> _Exercise description_: Reproduce, without any change, the span of lines from the opening of the records below to the line containing "import seaborn as sns", inclusive.

> _Records supplied_:
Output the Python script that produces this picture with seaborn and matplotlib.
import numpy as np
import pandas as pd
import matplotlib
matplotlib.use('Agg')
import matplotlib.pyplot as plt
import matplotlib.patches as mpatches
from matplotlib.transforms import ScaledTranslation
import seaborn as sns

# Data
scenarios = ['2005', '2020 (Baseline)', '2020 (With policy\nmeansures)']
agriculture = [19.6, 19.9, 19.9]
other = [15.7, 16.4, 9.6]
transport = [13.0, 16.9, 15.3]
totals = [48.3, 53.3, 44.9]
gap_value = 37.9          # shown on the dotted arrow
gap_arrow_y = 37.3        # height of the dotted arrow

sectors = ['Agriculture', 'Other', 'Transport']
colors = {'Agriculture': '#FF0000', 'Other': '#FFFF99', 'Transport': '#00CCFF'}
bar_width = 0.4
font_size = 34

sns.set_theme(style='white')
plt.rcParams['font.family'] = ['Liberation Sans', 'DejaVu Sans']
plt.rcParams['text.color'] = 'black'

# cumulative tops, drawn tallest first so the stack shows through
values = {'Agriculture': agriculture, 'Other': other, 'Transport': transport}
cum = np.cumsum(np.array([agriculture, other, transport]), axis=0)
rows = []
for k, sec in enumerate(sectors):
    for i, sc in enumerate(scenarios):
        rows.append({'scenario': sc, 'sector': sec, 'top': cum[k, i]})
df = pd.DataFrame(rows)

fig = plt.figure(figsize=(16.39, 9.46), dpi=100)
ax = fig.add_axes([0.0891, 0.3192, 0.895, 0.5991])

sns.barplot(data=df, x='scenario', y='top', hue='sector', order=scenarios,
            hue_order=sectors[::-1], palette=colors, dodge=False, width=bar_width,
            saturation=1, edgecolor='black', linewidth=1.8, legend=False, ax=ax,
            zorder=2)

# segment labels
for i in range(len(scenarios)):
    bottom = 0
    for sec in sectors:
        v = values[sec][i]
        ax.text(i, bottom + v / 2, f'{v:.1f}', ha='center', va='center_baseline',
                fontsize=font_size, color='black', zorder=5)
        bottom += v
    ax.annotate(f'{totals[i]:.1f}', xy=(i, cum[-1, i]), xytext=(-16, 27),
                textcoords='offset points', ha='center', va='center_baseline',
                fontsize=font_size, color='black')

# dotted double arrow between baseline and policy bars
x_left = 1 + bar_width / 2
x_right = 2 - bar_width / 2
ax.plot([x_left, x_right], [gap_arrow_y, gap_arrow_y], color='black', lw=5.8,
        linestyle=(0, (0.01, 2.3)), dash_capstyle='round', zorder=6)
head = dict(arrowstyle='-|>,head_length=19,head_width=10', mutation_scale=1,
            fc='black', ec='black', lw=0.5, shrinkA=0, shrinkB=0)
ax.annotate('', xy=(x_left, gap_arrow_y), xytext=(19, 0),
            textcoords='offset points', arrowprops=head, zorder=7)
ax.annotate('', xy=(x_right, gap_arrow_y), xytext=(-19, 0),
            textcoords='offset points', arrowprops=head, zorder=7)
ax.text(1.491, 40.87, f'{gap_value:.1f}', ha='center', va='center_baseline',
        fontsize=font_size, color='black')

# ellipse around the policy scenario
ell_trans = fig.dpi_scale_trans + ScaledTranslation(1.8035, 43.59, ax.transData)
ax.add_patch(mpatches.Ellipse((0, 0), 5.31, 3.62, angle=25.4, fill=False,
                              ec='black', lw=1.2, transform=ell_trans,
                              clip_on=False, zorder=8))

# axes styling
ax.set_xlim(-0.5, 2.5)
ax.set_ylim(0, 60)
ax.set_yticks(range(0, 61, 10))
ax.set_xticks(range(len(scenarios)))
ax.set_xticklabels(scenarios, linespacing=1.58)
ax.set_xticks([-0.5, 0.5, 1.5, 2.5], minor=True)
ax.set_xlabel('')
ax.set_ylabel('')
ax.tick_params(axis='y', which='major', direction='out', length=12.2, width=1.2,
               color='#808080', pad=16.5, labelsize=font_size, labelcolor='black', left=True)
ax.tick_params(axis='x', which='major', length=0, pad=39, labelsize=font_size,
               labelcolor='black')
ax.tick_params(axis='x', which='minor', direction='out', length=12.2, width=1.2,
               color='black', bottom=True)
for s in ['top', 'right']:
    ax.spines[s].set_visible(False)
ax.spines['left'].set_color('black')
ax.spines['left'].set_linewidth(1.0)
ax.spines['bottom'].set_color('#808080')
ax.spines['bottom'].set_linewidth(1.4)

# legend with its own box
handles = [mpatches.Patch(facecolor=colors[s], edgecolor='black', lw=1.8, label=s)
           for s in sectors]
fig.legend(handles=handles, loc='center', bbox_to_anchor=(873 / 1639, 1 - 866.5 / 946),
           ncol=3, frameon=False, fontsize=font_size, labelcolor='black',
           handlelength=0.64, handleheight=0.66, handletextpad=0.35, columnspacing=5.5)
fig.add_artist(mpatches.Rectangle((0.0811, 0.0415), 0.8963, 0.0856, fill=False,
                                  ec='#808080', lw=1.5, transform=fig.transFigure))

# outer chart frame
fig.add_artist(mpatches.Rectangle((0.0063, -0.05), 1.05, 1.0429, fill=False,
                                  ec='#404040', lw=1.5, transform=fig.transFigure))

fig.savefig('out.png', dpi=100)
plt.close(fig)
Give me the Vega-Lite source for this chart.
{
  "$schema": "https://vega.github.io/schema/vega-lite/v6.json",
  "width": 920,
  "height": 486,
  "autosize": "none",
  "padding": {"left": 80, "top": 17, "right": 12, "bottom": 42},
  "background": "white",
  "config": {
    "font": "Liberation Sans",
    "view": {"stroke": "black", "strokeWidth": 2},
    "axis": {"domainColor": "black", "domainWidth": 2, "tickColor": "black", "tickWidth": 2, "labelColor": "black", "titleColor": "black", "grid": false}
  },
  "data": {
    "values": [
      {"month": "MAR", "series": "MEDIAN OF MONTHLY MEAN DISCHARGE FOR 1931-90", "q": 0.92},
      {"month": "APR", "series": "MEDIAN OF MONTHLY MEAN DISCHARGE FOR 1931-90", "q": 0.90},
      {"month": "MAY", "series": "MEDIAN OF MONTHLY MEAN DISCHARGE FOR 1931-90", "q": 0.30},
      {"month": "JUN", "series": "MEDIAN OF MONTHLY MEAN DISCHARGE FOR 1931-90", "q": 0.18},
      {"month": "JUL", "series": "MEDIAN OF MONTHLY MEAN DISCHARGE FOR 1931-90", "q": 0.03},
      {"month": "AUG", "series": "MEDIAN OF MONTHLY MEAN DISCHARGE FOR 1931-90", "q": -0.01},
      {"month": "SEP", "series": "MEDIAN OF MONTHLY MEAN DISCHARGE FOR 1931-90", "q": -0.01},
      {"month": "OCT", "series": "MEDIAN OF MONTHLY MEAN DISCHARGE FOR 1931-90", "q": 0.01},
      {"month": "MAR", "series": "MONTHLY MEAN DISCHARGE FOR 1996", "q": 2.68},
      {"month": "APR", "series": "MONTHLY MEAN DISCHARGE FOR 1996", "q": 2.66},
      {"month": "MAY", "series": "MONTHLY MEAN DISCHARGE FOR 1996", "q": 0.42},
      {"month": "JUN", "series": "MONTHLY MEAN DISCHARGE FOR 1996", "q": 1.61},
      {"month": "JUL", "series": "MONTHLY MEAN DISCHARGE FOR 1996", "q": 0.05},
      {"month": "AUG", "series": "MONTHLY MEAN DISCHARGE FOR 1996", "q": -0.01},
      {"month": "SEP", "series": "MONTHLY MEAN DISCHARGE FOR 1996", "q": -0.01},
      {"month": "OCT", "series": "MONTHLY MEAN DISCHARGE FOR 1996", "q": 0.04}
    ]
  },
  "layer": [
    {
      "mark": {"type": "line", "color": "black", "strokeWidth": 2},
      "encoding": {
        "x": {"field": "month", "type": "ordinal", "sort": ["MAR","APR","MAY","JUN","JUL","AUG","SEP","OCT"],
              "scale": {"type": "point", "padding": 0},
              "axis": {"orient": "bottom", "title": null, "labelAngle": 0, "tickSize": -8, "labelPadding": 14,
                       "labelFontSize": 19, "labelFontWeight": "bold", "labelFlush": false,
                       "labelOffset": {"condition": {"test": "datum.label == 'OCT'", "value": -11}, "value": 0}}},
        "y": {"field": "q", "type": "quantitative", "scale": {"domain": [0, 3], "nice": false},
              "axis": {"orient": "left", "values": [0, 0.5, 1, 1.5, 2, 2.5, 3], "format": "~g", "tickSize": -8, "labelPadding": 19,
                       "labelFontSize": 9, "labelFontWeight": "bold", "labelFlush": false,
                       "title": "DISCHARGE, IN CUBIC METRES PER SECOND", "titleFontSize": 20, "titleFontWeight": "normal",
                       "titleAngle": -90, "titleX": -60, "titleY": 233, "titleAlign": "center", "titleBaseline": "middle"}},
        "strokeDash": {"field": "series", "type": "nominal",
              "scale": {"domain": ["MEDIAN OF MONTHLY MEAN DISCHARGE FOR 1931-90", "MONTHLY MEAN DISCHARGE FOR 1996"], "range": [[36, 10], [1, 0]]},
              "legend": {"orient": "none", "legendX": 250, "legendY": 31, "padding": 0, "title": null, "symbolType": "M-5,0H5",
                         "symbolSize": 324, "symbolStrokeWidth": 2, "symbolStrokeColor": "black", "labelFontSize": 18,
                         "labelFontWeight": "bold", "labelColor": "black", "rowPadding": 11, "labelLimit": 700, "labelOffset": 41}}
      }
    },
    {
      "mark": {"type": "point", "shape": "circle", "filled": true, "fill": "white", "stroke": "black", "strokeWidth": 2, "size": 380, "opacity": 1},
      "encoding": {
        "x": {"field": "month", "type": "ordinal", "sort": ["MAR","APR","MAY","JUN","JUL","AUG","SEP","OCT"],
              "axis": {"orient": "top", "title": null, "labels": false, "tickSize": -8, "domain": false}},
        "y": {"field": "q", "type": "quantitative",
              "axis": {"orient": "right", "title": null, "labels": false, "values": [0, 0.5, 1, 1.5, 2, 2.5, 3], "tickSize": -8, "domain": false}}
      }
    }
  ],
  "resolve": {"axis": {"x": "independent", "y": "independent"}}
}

> _In response_:
Output the Python script that produces this picture with seaborn and matplotlib.
import numpy as np
import pandas as pd
import matplotlib
matplotlib.use('Agg')
import matplotlib.pyplot as plt
import matplotlib.patches as mpatches
from matplotlib.transforms import ScaledTranslation
import seaborn as sns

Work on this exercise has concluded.